Apalagi kedepan tantangan perubahan nilai adat isti adat di Minangkabau sangat besar dilindas zaman. Sekarang setiap daerah di Indonesia sudah memperlihatkan kapasitas kompetisinya untuk berdiri dikaki sendiri melalui kekuatan budayanya. Pada akhirnya semua pemerintah daerah akan mencari kekuatan dengan basis sosial budaya yang dimilikinya.
Seperti contoh kabut asap yang melanda daerah Riau. Para tokoh sudah berani mengatakan jika pemerintah pusat tidak menyelesaikan masalah kabut asap, maka Riau akan memisahkan diri dari pemerintah pusat.
Begitu juga dengan Minangakabu yang kodisinya saat ini mengkawatirkan, hasil survey BPS yang dirilis tahun 2015 menjelaskan bahwa jumlah orang miskin di Sumatra Barat miningkat tajam dengan data jumlah orang miskin sebesar 379,610 jiwa, angka ini lebih besar dibandingkan dengan angka kemiskinan daerah tetangga seperti Jambi, daerah Bengkulu dan lainnya.

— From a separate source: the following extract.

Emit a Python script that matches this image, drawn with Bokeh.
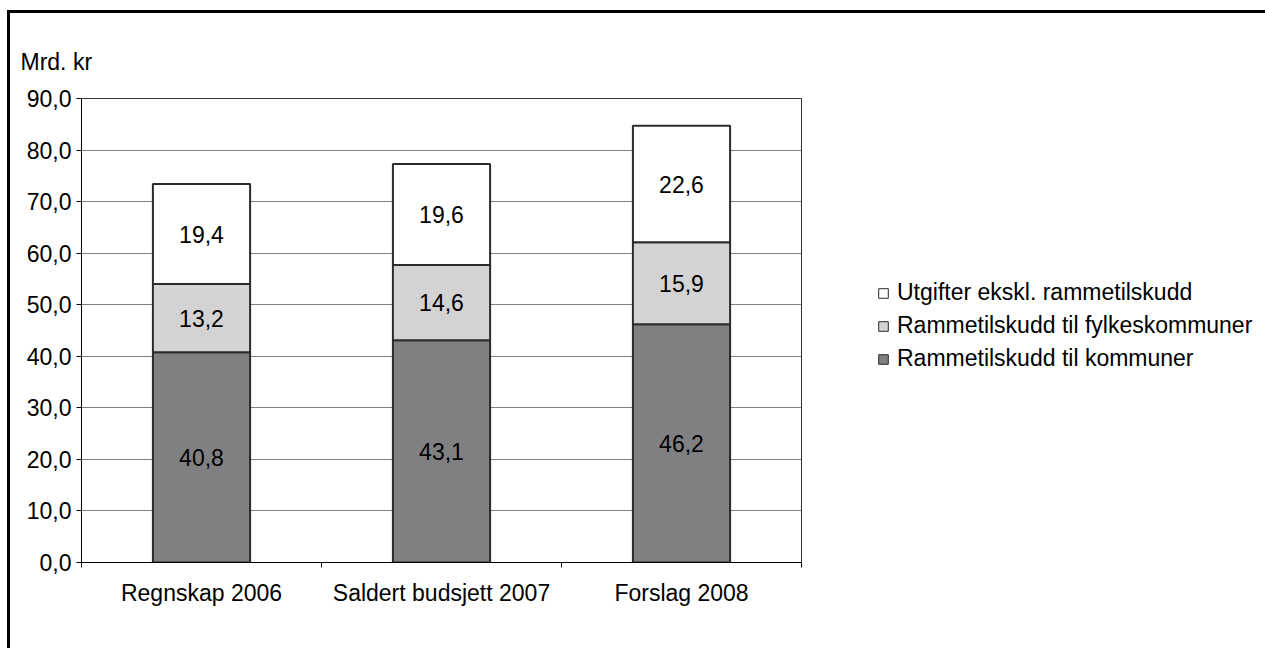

Kebenaran data BPS ini riel berarti masyarakat Sumatra Barat berada dalam ambang kehancuran. Baik secara ekonomi dan kemiskinan akan membuat budaya Minang hilang. Maka salah satu solusinya untuk menghadapi kondisi diatas mau tidak mau setiap komponen masyarakat secara bersama-sama harus melakukan budaya badoncek saling membantu disegala bidang.

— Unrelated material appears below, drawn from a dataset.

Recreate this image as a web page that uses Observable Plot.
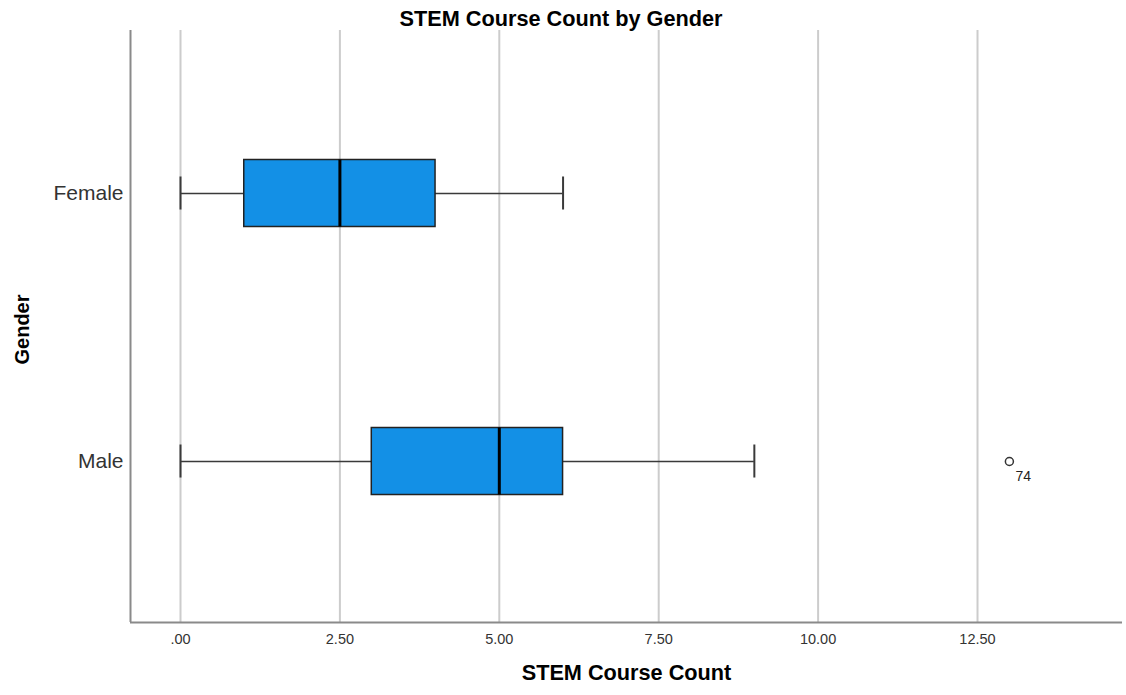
<!DOCTYPE html>
<html>
<head>
<meta charset="utf-8">
<script src="https://cdn.jsdelivr.net/npm/d3@7"></script>
<script src="https://cdn.jsdelivr.net/npm/@observablehq/plot@0.6"></script>
<style>
  html, body { margin: 0; padding: 0; background: #fff; }
  #wrap { position: relative; width: 1126px; height: 695px; font-family: "Liberation Sans", Arial, sans-serif; }
  #title { position: absolute; left: 0; top: 5px; width: 1122px; text-align: center; font-size: 21.7px; font-weight: bold; color: #000; line-height: 28px; }
  svg { display: block; }
</style>
</head>
<body>
<div id="wrap">
  <div id="chart"></div>
  <div id="title">STEM Course Count by Gender</div>
</div>
<script>
const genders = ["Female", "Male"];
const whiskerLow = [0, 0];
const quartile1 = [1, 3];
const medians = [2.5, 5];
const quartile3 = [4, 6];
const whiskerHigh = [6, 9];
const outlierGender = ["Male"];
const outlierValue = [13];
const outlierCase = ["74"];
const xTicks = [0, 2.5, 5, 7.5, 10, 12.5];
const xLabel = "STEM Course Count";
const yLabel = "Gender";

// y position: Male at 0, Female at 1
const yPos = g => genders.length - 1 - genders.indexOf(g);
const rows = genders.map((g, i) => ({
  g, y: yPos(g), lo: whiskerLow[i], q1: quartile1[i], med: medians[i], q3: quartile3[i], hi: whiskerHigh[i]
}));
const outliers = outlierGender.map((g, i) => ({ y: yPos(g), v: outlierValue[i], label: outlierCase[i] }));

const xDomain = [-0.7842, 14.774];
const yDomain = [-0.6007, 1.6082];
const boxHalf = 0.125, capHalf = 0.0616;
const font = "'Liberation Sans', Arial, sans-serif";

const chart = Plot.plot({
  width: 1126,
  height: 695,
  marginTop: 30,
  marginBottom: 73,
  marginLeft: 130,
  marginRight: 4,
  style: { fontFamily: font, background: "#fff", overflow: "visible" },
  x: { domain: xDomain, label: null },
  y: { domain: yDomain, label: null },
  marks: [
    Plot.ruleX(xTicks, { stroke: "#cccccc", strokeWidth: 2 }),
    Plot.ruleX([xDomain[0]], { stroke: "#8a8a8a", strokeWidth: 2 }),
    Plot.ruleY([yDomain[0]], { stroke: "#8a8a8a", strokeWidth: 2 }),
    Plot.axisX({ ticks: xTicks, tickSize: 0, tickPadding: 11, fontSize: 14.5, fill: "#333",
      tickFormat: d => d === 0 ? ".00" : d.toFixed(2), label: null }),
    Plot.axisY({ ticks: rows.map(r => r.y), tickSize: 0, tickPadding: 7, fontSize: 21, fill: "#333",
      tickFormat: v => genders[genders.length - 1 - v], label: null }),
    // whiskers
    Plot.ruleY(rows, { y: "y", x1: "lo", x2: "hi", stroke: "#3a3a3a", strokeWidth: 1.6 }),
    Plot.ruleX(rows, { x: "lo", y1: d => d.y - capHalf, y2: d => d.y + capHalf, stroke: "#3a3a3a", strokeWidth: 2 }),
    Plot.ruleX(rows, { x: "hi", y1: d => d.y - capHalf, y2: d => d.y + capHalf, stroke: "#3a3a3a", strokeWidth: 2 }),
    // boxes
    Plot.rect(rows, { x1: "q1", x2: "q3", y1: d => d.y - boxHalf, y2: d => d.y + boxHalf,
      fill: "#1390e6", stroke: "#222", strokeWidth: 1.5 }),
    Plot.ruleX(rows, { x: "med", y1: d => d.y - boxHalf, y2: d => d.y + boxHalf, stroke: "#000", strokeWidth: 3 }),
    // outliers
    Plot.dot(outliers, { x: "v", y: "y", r: 4, stroke: "#333", strokeWidth: 1.5, fill: "none" }),
    Plot.text(outliers, { x: "v", y: "y", text: "label", dx: 6, dy: 15, textAnchor: "start", fontSize: 14, fill: "#222" }),
    // axis titles
    Plot.text([xLabel], { frameAnchor: "bottom", dy: 57.5, fontSize: 21.7, fontWeight: "bold", fill: "#000" }),
    Plot.text([yLabel], { frameAnchor: "left", textAnchor: "middle", rotate: -90, dx: -107.5, dy: 3, fontSize: 20, fontWeight: "bold", fill: "#000" })
  ]
});
document.getElementById("chart").appendChild(chart);
</script>
</body>
</html>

Para perantau sukses harus badoncek membantu masyarakat dikampung, sanak-kamanakan yang keadaan ekonomi susah diberikan bantuan berupa modal usaha, diajak merantau untuk bekerja, dan sama-sama menamkan investasi untuk membuka lapangan pekerjaan baru.

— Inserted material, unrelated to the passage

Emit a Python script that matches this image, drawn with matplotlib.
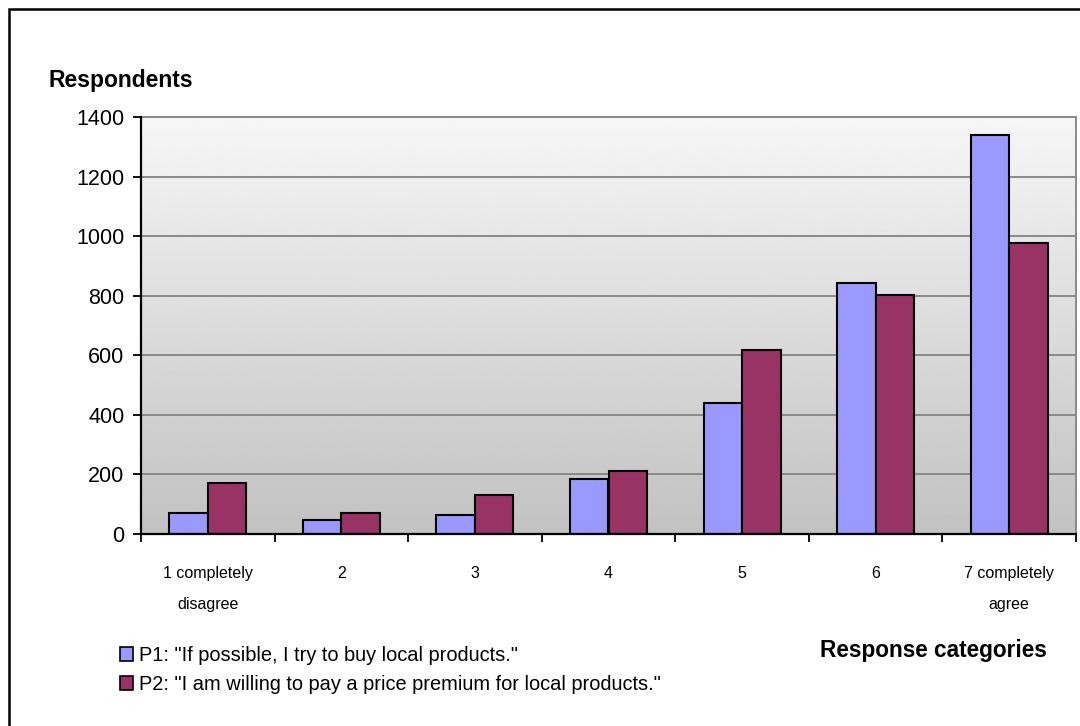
import numpy as np
import matplotlib
matplotlib.use("Agg")
import matplotlib.pyplot as plt
from matplotlib.patches import Rectangle, Patch

plt.rcParams['font.family'] = ['Liberation Sans', 'DejaVu Sans']

categories = ["1 completely\ndisagree", "2", "3", "4", "5", "6", "7 completely\nagree"]
p1 = [71, 47, 64, 183, 439, 844, 1340]
p2 = [172, 70, 130, 212, 618, 803, 976]
labels = ['P1: "If possible, I try to buy local products."',
          'P2: "I am willing to pay a price premium for local products."']
colors = ["#9999ff", "#993366"]
yticks = [0, 200, 400, 600, 800, 1000, 1200, 1400]

fig = plt.figure(figsize=(10.8, 7.26), dpi=100)
ax = fig.add_axes([141 / 1080, 1 - 534 / 726, 935 / 1080, 417 / 726])

# grey vertical gradient behind the bars
grad = np.linspace(0.965, 0.76, 256).reshape(-1, 1)
ax.imshow(grad, cmap="gray", vmin=0, vmax=1, aspect="auto",
          extent=[0, 1, 0, 1], transform=ax.transAxes, zorder=0)

x = np.arange(len(categories))
w = 0.288
ax.bar(x - w / 2, p1, w, color=colors[0], edgecolor="black", linewidth=1.5,
       zorder=3, label=labels[0])
ax.bar(x + w / 2, p2, w, color=colors[1], edgecolor="black", linewidth=1.5,
       zorder=3, label=labels[1])

ax.set_xlim(-0.5, len(categories) - 0.5)
ax.set_ylim(0, 1400)
ax.set_yticks(yticks)
ax.tick_params(axis="y", length=6, width=1.3, pad=6, labelsize=15.5)
ax.yaxis.grid(True, color="#8a8a8a", linewidth=1.4, zorder=1)
ax.set_axisbelow(True)

ax.set_xticks(x)
ax.set_xticklabels(categories, fontsize=11.5, linespacing=2.3, va="top")
ax.tick_params(axis="x", length=0, pad=23)
ax.set_xticks(np.arange(len(categories) + 1) - 0.5, minor=True)
ax.tick_params(axis="x", which="minor", length=6, width=1.3)

for side in ("left", "bottom"):
    ax.spines[side].set_linewidth(1.6)
    ax.spines[side].set_zorder(4)
for side in ("top", "right"):
    ax.spines[side].set_color("#8a8a8a")
    ax.spines[side].set_linewidth(1.4)

fig.text(49 / 1080, 1 - 80 / 726, "Respondents", fontsize=16.5, fontweight="bold",
         va="center", ha="left")
fig.text(1047 / 1080, 1 - 651 / 726, "Response categories", fontsize=16.3,
         fontweight="bold", va="center", ha="right")

handles = [Patch(facecolor=c, edgecolor="black", linewidth=1.2) for c in colors]
fig.legend(handles, labels, loc="upper left",
           bbox_to_anchor=(120 / 1080, 1 - 646 / 726), frameon=False,
           fontsize=14.4, handlelength=0.67, handleheight=0.67,
           handletextpad=0.3, labelspacing=0.5, borderpad=0, borderaxespad=0)

fig.patches.append(Rectangle((9 / 1080, -0.1), 1.2, 1.1 - 9 / 726,
                             transform=fig.transFigure, fill=False,
                             edgecolor="black", linewidth=1.8))

fig.savefig("out.png", dpi=100)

Pemerintah provinsi selaku pemegang kekuasaan pelu membuka diri dan memproritaskan program yang dapat memfaslitasi ruang adanya bantuan perantau masuk ke masyarakat tersebut sebagai simbol budaya badoncek.
Begitu juga komponen lainnya harus sama-sama membantu masyarakat secara utuh, tidak ada kata lain gerakan budaya bandocek harus segera dilakukan ditengah masyarakat Minangkabau. Mari sama tumbuhkan lagi rasa senasib sepenanggungan seperti zaman dahulu di ranah bundo.
Jika budaya bandoncek dibiyarkan tenggelam dilindas zaman, maka yakinlah Minangkabau akan semakin tertinggal jauh, dan terbelakang. Kedepan apaun yang akan dilakukan di Ranah Minang ini oleh pemegang kekuasaan akan meghadapi kendala. Program apapun yang akan dilakukan pemeritah tidak bisa terwujud maksimal[*].